Advancing Primitives: Dual Graphics Engines & New ROPs

AMD has clearly taken NVIDIA’s comments on geometry performance to heart. Along with issuing their manifesto with the 6800 series, they’ve also been working on their own improvements for their geometry performance. As a result AMD’s fixed function Graphics Engine block is seeing some major improvements for Cayman.

Prior to Cypress, AMD had 1 graphics engine, which contained 1 each of the fundamental blocks: the rasterizers/hierarchical-Z units, the geometry/vertex assemblers, and the tessellator. With Cypress AMD added a 2nd rasterizer and 2nd hierarchical-Z unit, allowing them to set up 32 pixels per clock as opposed to 16 pixels per clock.
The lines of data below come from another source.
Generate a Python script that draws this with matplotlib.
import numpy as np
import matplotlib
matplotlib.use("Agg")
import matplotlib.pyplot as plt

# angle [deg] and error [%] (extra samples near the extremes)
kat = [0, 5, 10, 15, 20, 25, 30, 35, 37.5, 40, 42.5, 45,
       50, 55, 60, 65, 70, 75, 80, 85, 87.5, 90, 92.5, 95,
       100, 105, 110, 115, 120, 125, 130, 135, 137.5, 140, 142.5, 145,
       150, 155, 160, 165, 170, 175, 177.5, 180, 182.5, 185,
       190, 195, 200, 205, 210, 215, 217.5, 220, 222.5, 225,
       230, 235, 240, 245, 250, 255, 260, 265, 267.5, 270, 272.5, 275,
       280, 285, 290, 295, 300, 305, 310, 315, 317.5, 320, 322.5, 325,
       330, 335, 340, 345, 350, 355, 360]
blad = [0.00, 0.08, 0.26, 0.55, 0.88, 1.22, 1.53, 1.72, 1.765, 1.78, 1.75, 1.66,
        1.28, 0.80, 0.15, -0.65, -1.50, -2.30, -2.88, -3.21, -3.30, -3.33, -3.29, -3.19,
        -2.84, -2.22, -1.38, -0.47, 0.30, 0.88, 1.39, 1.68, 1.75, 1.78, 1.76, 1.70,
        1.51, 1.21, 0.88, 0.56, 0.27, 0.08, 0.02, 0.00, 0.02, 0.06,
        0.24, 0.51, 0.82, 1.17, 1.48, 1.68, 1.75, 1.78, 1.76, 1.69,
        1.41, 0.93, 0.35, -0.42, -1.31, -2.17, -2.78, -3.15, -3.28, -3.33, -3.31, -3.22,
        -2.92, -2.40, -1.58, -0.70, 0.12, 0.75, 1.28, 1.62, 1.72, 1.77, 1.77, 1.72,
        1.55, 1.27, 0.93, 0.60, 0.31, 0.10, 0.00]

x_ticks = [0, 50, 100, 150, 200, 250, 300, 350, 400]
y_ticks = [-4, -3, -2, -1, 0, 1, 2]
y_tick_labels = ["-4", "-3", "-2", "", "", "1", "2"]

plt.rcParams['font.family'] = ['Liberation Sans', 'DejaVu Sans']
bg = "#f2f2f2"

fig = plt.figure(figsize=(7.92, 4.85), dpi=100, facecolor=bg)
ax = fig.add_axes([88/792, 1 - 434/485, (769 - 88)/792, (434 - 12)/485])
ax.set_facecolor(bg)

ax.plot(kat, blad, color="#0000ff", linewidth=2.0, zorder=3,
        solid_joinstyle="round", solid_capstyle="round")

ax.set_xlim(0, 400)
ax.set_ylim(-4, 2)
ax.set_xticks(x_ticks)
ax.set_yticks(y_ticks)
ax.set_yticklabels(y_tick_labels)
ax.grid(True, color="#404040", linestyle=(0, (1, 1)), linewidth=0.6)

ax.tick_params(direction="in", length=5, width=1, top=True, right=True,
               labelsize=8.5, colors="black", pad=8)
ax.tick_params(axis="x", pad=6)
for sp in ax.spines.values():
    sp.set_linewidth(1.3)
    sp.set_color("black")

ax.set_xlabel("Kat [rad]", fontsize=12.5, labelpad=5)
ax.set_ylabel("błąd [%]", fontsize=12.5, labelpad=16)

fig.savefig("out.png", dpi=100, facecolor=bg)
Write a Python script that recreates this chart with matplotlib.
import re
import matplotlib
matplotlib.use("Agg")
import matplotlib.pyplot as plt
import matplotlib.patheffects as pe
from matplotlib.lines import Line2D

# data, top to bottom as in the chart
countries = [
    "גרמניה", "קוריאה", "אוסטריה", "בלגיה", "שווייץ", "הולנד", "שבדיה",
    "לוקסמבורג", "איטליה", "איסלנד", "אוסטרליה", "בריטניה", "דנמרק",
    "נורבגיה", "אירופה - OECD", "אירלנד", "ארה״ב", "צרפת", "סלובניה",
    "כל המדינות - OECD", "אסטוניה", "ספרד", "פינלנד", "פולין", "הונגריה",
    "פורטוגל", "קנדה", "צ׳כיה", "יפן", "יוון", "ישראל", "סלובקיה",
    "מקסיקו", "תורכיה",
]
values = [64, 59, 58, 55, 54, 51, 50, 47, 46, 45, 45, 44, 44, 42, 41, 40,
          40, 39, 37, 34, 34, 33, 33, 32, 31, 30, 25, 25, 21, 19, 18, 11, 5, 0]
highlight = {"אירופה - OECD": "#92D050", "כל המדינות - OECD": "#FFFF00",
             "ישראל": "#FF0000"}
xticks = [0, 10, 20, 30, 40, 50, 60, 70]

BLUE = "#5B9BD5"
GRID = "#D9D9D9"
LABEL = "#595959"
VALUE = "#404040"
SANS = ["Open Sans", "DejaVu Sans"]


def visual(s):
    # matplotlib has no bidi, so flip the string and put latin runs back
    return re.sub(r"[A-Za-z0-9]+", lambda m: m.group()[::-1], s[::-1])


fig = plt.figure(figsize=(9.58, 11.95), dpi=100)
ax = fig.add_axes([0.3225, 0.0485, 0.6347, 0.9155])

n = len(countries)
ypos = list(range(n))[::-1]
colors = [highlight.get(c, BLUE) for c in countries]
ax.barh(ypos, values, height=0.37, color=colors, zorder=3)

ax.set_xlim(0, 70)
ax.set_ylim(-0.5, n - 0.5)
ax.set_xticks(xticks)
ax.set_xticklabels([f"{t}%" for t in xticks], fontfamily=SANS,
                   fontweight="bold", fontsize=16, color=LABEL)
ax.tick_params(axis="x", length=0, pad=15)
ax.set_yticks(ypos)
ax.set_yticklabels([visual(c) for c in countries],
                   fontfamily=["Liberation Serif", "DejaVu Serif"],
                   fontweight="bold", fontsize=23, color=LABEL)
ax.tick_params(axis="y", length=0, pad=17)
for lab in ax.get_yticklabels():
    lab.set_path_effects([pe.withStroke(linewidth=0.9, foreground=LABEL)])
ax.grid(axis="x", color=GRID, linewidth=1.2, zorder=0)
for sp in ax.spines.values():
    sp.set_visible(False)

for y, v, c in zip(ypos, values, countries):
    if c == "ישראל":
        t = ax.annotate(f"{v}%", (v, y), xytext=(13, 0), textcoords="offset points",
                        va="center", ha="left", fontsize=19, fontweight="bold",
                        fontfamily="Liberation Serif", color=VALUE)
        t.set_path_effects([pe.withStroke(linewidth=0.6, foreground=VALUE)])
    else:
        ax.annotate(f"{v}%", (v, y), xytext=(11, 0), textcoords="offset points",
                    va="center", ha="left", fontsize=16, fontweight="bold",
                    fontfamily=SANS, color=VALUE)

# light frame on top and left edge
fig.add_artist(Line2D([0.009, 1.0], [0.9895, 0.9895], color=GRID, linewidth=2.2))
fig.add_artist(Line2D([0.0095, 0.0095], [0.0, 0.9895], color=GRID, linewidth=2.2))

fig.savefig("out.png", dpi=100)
However while AMD doubled part of the graphics engine, they did not double the entirety of it, meaning their primitive throughput rate was still 1 primitive/clock, a typical throughput rate even at the time.


Cypress's Graphics Engine

In 2010 with the launch of Fermi, NVIDIA raised the bar on primitive performance, with rasterization moved to NVIDIA’s GPCs, NVIDIA could theoretically push out as many primitives/clock as they had GPCs, in the case of GF100/GF110 pushing this to 4 primitives/clock, a simply massive improvement in geometry performance for a single generation.

With Cayman AMD is catching up with NVIDIA by increasing their own primitive throughput rate, though not by as much as NVIDIA did with Fermi. For Cayman the rest of the graphics engine is being fully duplicated – Cayman will have 2 separate graphics engines, each containing one fundamental block, and each capable of pushing out 1 primitive/clock. Between the two of them AMD’s maximum primitive throughput rate will now be 2 primitives/clock; half as much as NVIDIA but twice that of Cypress.


Cayman's Dual Graphics Engines

As was the case for NVIDIA, splitting up rasterization and tessellation is not a straightforward and easy task. For AMD this meant teaching the graphics engine how to do tile-based load balancing so that the workload being spread among the graphics engines is being kept as balanced as possible. Furthermore AMD believes they have an edge on NVIDIA when it comes to design - AMD can scale the number of eraphics engines at will, whereas NVIDIA has to work within the logical confines of their GPC/SM/SP ratios. This tidbit would seem to be particularly important for future products, when AMD looks to scale beyond 2 graphics engines.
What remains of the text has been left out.